La produzione torinese si è avvalsa di un cast con nomi di richiamo internazionale a partire dalla protagonista Olga Peretyatko: oltre che bella, ha grazia innata, disinvoltura scenica e canta bene, ma la voce appare sottodimensionata e non ha quella pienezza che il ruolo di Elvira richiede; le agilità sono corrette ma senza fuochi d’artificio e si avverte qualche tensione nei sopracuti; la prova della cantante russa ha un che di irrisolto: conquista alla fine del primo atto e nel finale ma non scatena autentica emozione nella scena della pazzia. L’impervia parte di Arturo è stata sostenuta da Dmitry Korchak: il cantante se pur dotato di una bella voce corposa, di slancio e di facilità nel registro acuto ci è sembrato stilisticamente lontano dai dettami belcantisti e la sua prova, soprattutto nel primo atto, è stata inficiata da cali d’intonazione. La rivelazione è stata Nicola Ulivieri, un Sir Giorgio partecipe e dolente che s’impone su tutti dalle prime battute per autorità scenica e peso vocale; la voce è possente, la linea ben curata e trionfa in “Cinta di fiori”, splendidamente supportato da coro e orchestra. Nicola Alaimo infonde giusti accenti a Riccardo e si apprezza la cura del fraseggio, ma la voce è apparsa affaticata e di volume insufficiente per conferire giusta incisività al ruolo e ne ha risentito in particolare la grande aria di apertura. Di voce decisamente piccola l’Enrichetta di Samantha Korbey. Completano il cast il sonoro Lord Gualtiero Valton di Fabrizio Beggi e il Sir Bruno di Saverio Fiore.
Di Michele Mariotti ci piace il gesto fluido e danzante con cui imprime un fraseggio orchestrale fluido, mobilissimo, ricco di sfumature e abbandoni, ma sempre sotto pieno controllo. Una direzione che valorizza come non mai la bellezza della scrittura strumentale di Bellini che risulta romantica, vibrante e animata da un soffio vitale.
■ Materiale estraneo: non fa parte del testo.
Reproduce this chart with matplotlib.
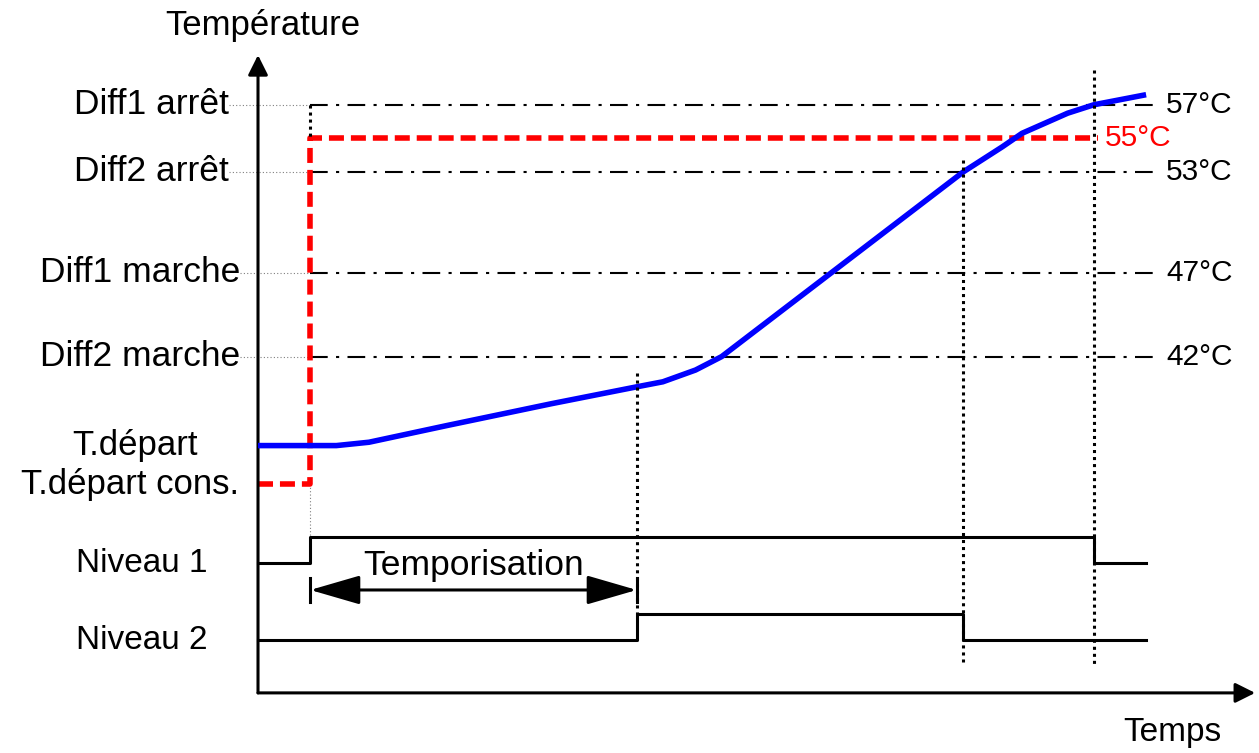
import matplotlib
matplotlib.use("Agg")
import matplotlib.pyplot as plt

plt.rcParams['font.family'] = ['Liberation Sans', 'DejaVu Sans']

# ---------------- DATA ----------------
level_labels = ["Diff1 arrêt", "Diff2 arrêt", "Diff1 marche", "Diff2 marche"]
level_temps = [57, 53, 47, 42]
level_texts = ["57°C", "53°C", "47°C", "42°C"]

setpoint_before = 34.4     # T.départ cons. before the request
setpoint_after = 55        # T.départ cons. after the request

# measured flow temperature (T.départ)
time = [0, 12, 17, 29, 45, 58, 62, 67, 71, 108, 114, 117, 124, 128, 136]
temp = [36.7, 36.7, 36.9, 37.9, 39.2, 40.2, 40.5, 41.2, 42.0, 53.0, 54.5, 55.3, 56.5, 57.0, 57.6]

t_start = 8        # request / Niveau 1 on
t_tempo = 58       # end of temporisation / Niveau 2 on
t_n2_off = 108     # Diff2 arrêt reached
t_n1_off = 128     # Diff1 arrêt reached
t_end = 136

niveau1_t = [0, t_start, t_n1_off, t_end]
niveau1_state = [0, 1, 0, 0]
niveau2_t = [0, t_tempo, t_n2_off, t_end]
niveau2_state = [0, 1, 0, 0]

# ---------------- LAYOUT ----------------
FS = 25.5        # left labels
FS_R = 21.5      # right values
FS_N = 24        # Niveau labels
ROW1, ROW2, ROW_H = 29.7, 25.1, 1.55
AXIS_Y = 21.97
ARROW_Y = 28.1

fig = plt.figure(figsize=(12.59, 7.53), dpi=100)
ax = fig.add_axes([0, 0, 1, 1])
ax.set_xlim(-39.51, 153.29)
ax.set_ylim(18.39, 63.24)
ax.axis("off")

# axes with arrows
ax.annotate("", xy=(0, 59.96), xytext=(0, AXIS_Y),
            arrowprops=dict(arrowstyle="-|>,head_length=12,head_width=6",
                            mutation_scale=1, lw=2.2, color="black",
                            shrinkA=0, shrinkB=0))
ax.annotate("", xy=(152.7, AXIS_Y), xytext=(0, AXIS_Y),
            arrowprops=dict(arrowstyle="-|>,head_length=12,head_width=6",
                            mutation_scale=1, lw=2.2, color="black",
                            shrinkA=0, shrinkB=0))
ax.text(0.77, 61.75, "Température", fontsize=25, ha="center", va="center")
ax.text(140, 19.6, "Temps", fontsize=24, ha="center", va="center")

# threshold levels
for lab, T, txt in zip(level_labels, level_temps, level_texts):
    xr = -4.44 if "arrêt" in lab else -2.76
    ax.text(xr, T, lab, fontsize=FS, ha="right", va="center")
    ax.plot([xr, t_start], [T, T], color="gray", lw=0.8,
            linestyle=(0, (1, 2)), zorder=1)
    ax.plot([t_start, t_end + 1.7], [T, T], color="black", lw=1.5,
            linestyle=(0, (8.5, 4, 1.5, 4)), zorder=1)
    ax.text(139.05, T, txt, fontsize=FS_R, ha="left", va="center")

# setpoint (red)
ax.plot([0, t_start, t_start, t_n1_off + 0.6],
        [setpoint_before, setpoint_before, setpoint_after, setpoint_after],
        color="#ff0000", lw=4.0, linestyle=(0, (2.7, 1.25)), zorder=2)
ax.text(129.7, setpoint_after, f"{setpoint_after}°C", fontsize=FS_R,
        color="#ff0000", ha="left", va="center")

# flow temperature (blue)
ax.plot(time, temp, color="#0000ff", lw=4.0, zorder=3, solid_capstyle="butt")

ax.text(-18.8, temp[0], "T.départ", fontsize=25, ha="center", va="center")
ax.text(-19.6, setpoint_before, "T.départ cons.", fontsize=25,
        ha="center", va="center")

# logic signals
n1 = [ROW1 + ROW_H * s for s in niveau1_state]
n2 = [ROW2 + ROW_H * s for s in niveau2_state]
ax.plot(niveau1_t, n1, drawstyle="steps-post", color="black", lw=2.2, zorder=3)
ax.plot(niveau2_t, n2, drawstyle="steps-post", color="black", lw=2.2, zorder=3)
ax.text(-17.84, ROW1, "Niveau 1", fontsize=FS_N, ha="center", va="center")
ax.text(-17.84, ROW2, "Niveau 2", fontsize=FS_N, ha="center", va="center")

# event markers
dot = (0, (1, 1.3))
ax.plot([t_start, t_start], [level_temps[0], setpoint_after], color="black",
        lw=2.2, linestyle=dot, zorder=4)
ax.plot([t_start, t_start], [setpoint_before, ROW1 + ROW_H], color="gray",
        lw=0.8, linestyle=(0, (1, 2)), zorder=1)
ax.plot([t_tempo, t_tempo], [temp[5] + 0.8, ROW2 + ROW_H], color="black",
        lw=2.2, linestyle=dot, zorder=4)
ax.plot([t_n2_off, t_n2_off], [level_temps[1] + 0.7, ROW2 - 1.3], color="black",
        lw=2.2, linestyle=dot, zorder=4)
ax.plot([t_n1_off, t_n1_off], [59.07, ROW2 - 1.6], color="black",
        lw=2.2, linestyle=dot, zorder=4)

# temporisation arrow
ax.annotate("", xy=(t_tempo, ARROW_Y), xytext=(t_start, ARROW_Y),
            arrowprops=dict(arrowstyle="<|-|>,head_length=31,head_width=9",
                            mutation_scale=1, lw=2.2, color="black",
                            shrinkA=0, shrinkB=0))
for t in (t_start, t_tempo):
    ax.plot([t, t], [ARROW_Y - 0.72, ARROW_Y + 0.72], color="black", lw=2.2)
ax.text((t_start + t_tempo) / 2, ROW1 - 0.15, "Temporisation", fontsize=FS,
        ha="center", va="center")

fig.savefig("out.png", dpi=100)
Rispetto ad altre sue interpretazioni (ricordiamo l’equilibrio neoclassico della recente Norma torinese), la lettura decisamente appassionata mostra i limiti di alcune voci che, soprattutto nel primo atto, risultano sottodimensionate rispetto ai volumi orchestrali.
Molto bene il Coro del Regio diretto da Claudio Fenoglio in particolare nel sentito dialogo con Sir Giorgio del secondo atto.
Grande successo di pubblico rivolto al direttore e a tutti gli interpreti.